Bu arada dün yerel basında Mısırlı ve Libyalı kaynaklardan aktarılan haberlere göre Trablus merkezli Libya Devlet Yüksek Konseyi ile Tobruk Temsilciler Meclisi (TM) temsilcileri, yarın Kahire’de, iki taraf arasındaki anlaşmazlıkları çözmek ve ülkenin yeni anayasası konusunda bir anlaşmaya varmak amacıyla bir araya gelecekler.

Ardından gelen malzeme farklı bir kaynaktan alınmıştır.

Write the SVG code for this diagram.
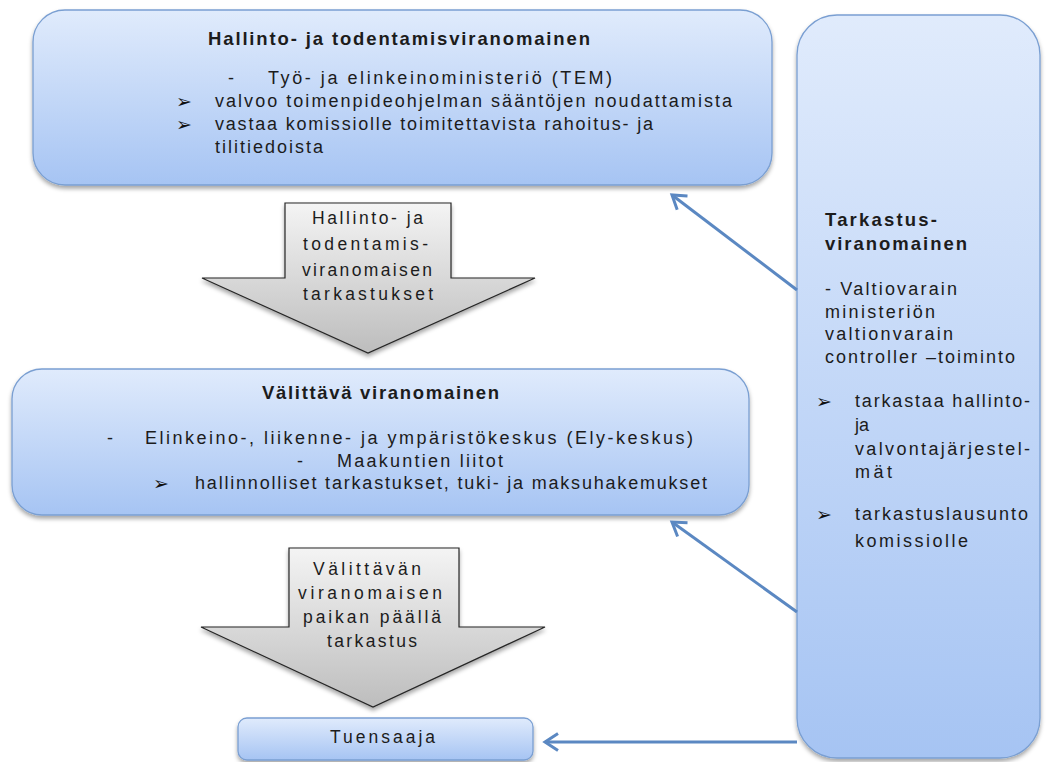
<svg xmlns="http://www.w3.org/2000/svg" width="1049" height="762" viewBox="0 0 1049 762">
<style>
.t{font-family:"Liberation Sans",Arial,sans-serif;font-size:18px;fill:#1c1c1c}
.b{font-weight:bold;font-size:18.5px}
.s{font-size:18px}
.a{font-size:17.5px}
.m{font-family:"DejaVu Sans",sans-serif;font-size:19px;font-weight:bold;fill:#111}
.box{fill:url(#gBlue);stroke:#7a9fd2;stroke-width:1.3;filter:url(#sh)}
.blk{fill:url(#gGray);stroke:#262626;stroke-width:1.2;filter:url(#sh)}
.con{fill:none;stroke:#5b88c2;stroke-width:3;marker-end:url(#ah)}
</style>
<defs>
<linearGradient id="gBlue" x1="0" y1="0" x2="0" y2="1">
<stop offset="0" stop-color="#e0ebfc"/>
<stop offset="1" stop-color="#a6c4f3"/>
</linearGradient>
<linearGradient id="gGray" x1="0" y1="0" x2="0" y2="1">
<stop offset="0" stop-color="#f4f4f4"/>
<stop offset="1" stop-color="#bdbdbd"/>
</linearGradient>
<filter id="sh" x="-5%" y="-5%" width="110%" height="120%">
<feDropShadow dx="0" dy="3" stdDeviation="2" flood-color="#000" flood-opacity="0.35"/>
</filter>
<marker id="ah" markerUnits="userSpaceOnUse" markerWidth="22" markerHeight="22" refX="17" refY="11" orient="auto">
<path d="M4,2.5 L17,11 L4,19.5" fill="none" stroke="#5b88c2" stroke-width="3"/>
</marker>
</defs>
<rect width="1049" height="762" fill="#ffffff"/>

<g id="hallinto">
<rect class="box" x="33" y="10" width="739" height="175" rx="32"/>
<text class="t b" x="208" y="45" textLength="382">Hallinto- ja todentamisviranomainen</text>
<text class="t" x="228" y="84">-</text>
<text class="t" x="268" y="84" textLength="344">Työ- ja elinkeinoministeriö (TEM)</text>
<text class="m" x="176" y="108">➢</text>
<text class="t" x="215" y="107" textLength="517">valvoo toimenpideohjelman sääntöjen noudattamista</text>
<text class="m" x="176" y="131">➢</text>
<text class="t" x="215" y="130" textLength="438">vastaa komissiolle toimitettavista rahoitus- ja</text>
<text class="t" x="215" y="153" textLength="108">tilitiedoista</text>
</g>

<g id="arrow1">
<path class="blk" d="M285,203 H451 V278 H535 L368,353 L202,278 H285 Z"/>
<text class="t a" x="312" y="224" textLength="111">Hallinto- ja</text>
<text class="t a" x="303" y="250" textLength="125">todentamis-</text>
<text class="t a" x="302" y="276" textLength="130">viranomaisen</text>
<text class="t a" x="303" y="300" textLength="130">tarkastukset</text>
</g>

<g id="valittava">
<rect class="box" x="12" y="369" width="737" height="146" rx="30"/>
<text class="t b" x="262" y="399" textLength="237">Välittävä viranomainen</text>
<text class="t" x="107" y="444">-</text>
<text class="t" x="145" y="444" textLength="548">Elinkeino-, liikenne- ja ympäristökeskus (Ely-keskus)</text>
<text class="t" x="297" y="467">-</text>
<text class="t" x="337" y="467" textLength="166">Maakuntien liitot</text>
<text class="m" x="153" y="490">➢</text>
<text class="t" x="195" y="489" textLength="512">hallinnolliset tarkastukset, tuki- ja maksuhakemukset</text>
</g>

<g id="arrow2">
<path class="blk" d="M289,548 H459 V627 H545 L373,707 L201,627 H289 Z"/>
<text class="t a" x="313" y="575" textLength="108">Välittävän</text>
<text class="t a" x="298" y="599" textLength="144">viranomaisen</text>
<text class="t a" x="303" y="623" textLength="138">paikan päällä</text>
<text class="t a" x="327" y="647" textLength="90">tarkastus</text>
</g>

<g id="tuensaaja">
<rect class="box" x="238" y="718" width="295" height="42" rx="9"/>
<text class="t a" x="330" y="743" textLength="105">Tuensaaja</text>
</g>

<g id="tarkastus">
<rect class="box" x="797" y="15" width="243" height="743" rx="40"/>
<text class="t b" x="825" y="226" textLength="112">Tarkastus-</text>
<text class="t b" x="825" y="250" textLength="142">viranomainen</text>
<text class="t s" x="825" y="295" textLength="132">- Valtiovarain</text>
<text class="t s" x="825" y="318" textLength="110">ministeriön</text>
<text class="t s" x="825" y="340" textLength="128">valtionvarain</text>
<text class="t s" x="825" y="363" textLength="190">controller –toiminto</text>
<text class="m" x="816" y="408">➢</text>
<text class="t s" x="855" y="407" textLength="175">tarkastaa hallinto-</text>
<text class="t s" x="855" y="431">ja</text>
<text class="t s" x="855" y="455" textLength="175">valvontajärjestel-</text>
<text class="t s" x="855" y="478" textLength="37">mät</text>
<text class="m" x="816" y="521">➢</text>
<text class="t s" x="855" y="520" textLength="173">tarkastuslausunto</text>
<text class="t s" x="855" y="547" textLength="113">komissiolle</text>
</g>

<g id="connectors">
<line class="con" x1="797" y1="290" x2="672" y2="195"/>
<line class="con" x1="797" y1="612" x2="672" y2="522"/>
<line class="con" x1="797" y1="742" x2="545" y2="742"/>
</g>
</svg>
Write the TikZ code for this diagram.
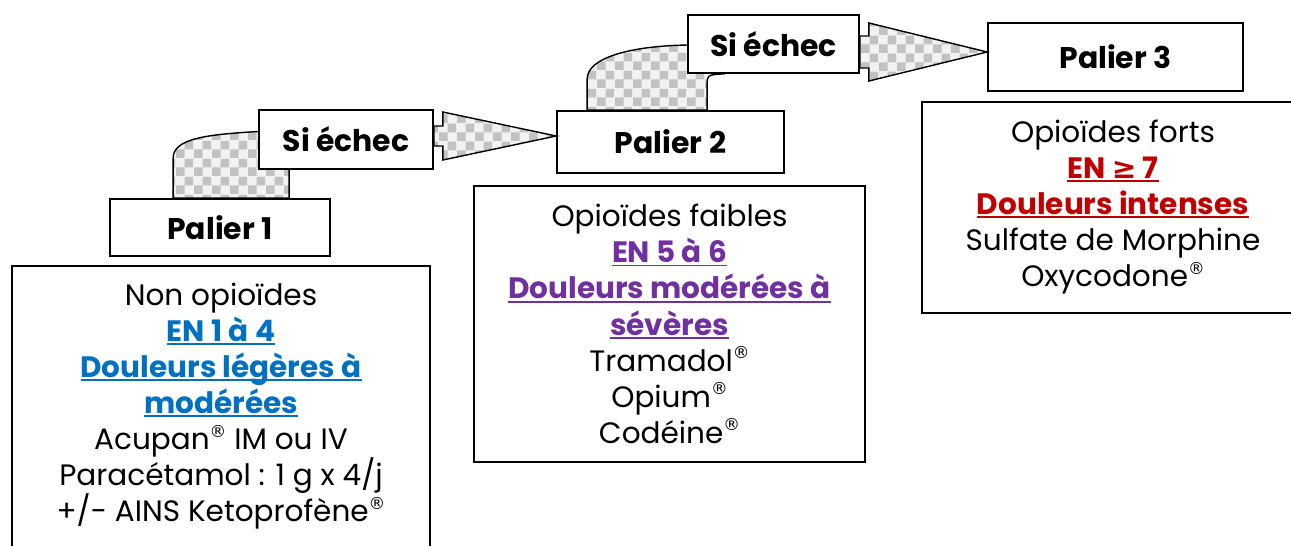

Öte yandan Hafter liderliğindeki LUO, cuma günü, UMH Savunma Bakanı Nemruş’un LUO’ya bağlı birliklerin Libya’nın batısındaki şehirlere doğru hareketliliğinin izlendiğine dair açıklamalarını ‘temelsiz’ olarak nitelendirmesinden birkaç saat sonra Nemruş yaptığı açıklamada, Bakanlığın bu gibi konularda söylemlere değil, daha çok doğru ve güvenilir istihbarata dayanan açıklamalarda bulunduğunu belirtti. Nemruş ayrıca UMH’ye bağlı kuvvetlerin, her türlü girişimi geri püskürtmeye hazır olduğunun altını çizdi.
Diğer yandan LUO Sözcüsü Tümgeneral Ahmed el-Mismari, cuma akşamı yaptığı açıklamada, LUO güçlerinin 8 Haziran’da Kahire’de ilan edilen ateşkesi sürdürmeye kararlı olduğunu ve Sirte-Cufra hattındaki mevzilerine kalmaya devam ettiklerini vurguladı. Mismari açıklamasında, “Nemruş’un iddiaları, uluslararası toplum tarafından desteklenen ve şu anda var olan barışçıl siyasi sürece karşı bir grev girişimidir. Tekfirci milislerin ilerlemeleri ve provokatif eylemlerde bulunmaları için bir bahanedir” şeklinde konuştu.
Bu ‘iddiaları’, yasadışı oluşumların ‘Libya krizinin başarılı bir şekilde çözülmesinin önün açan iyi çabaları istemediklerinin bir kanıtı olarak gördüklerini’ söyleyen Mismari, “Libyalılar terörizm ve suçla mücadelenin yanı sıra sağlam demokratik temeller üzerine bir devlet inşa etmek için birleşmişlerdir” dedi. Mismari’nin açıklamalarına göre LUO, ‘Ulusal çıkarlar gerektirdiğinde savaşmaya hazır olmakla birlikte her zaman barışçıl bir yol tercih ettiğinin’ altını çizdi.
Bu arada LUO dün ülkenin güneyindeki eş-Şerara ve el-Fil petrol sahalarına askeri takviyeler gönderdi.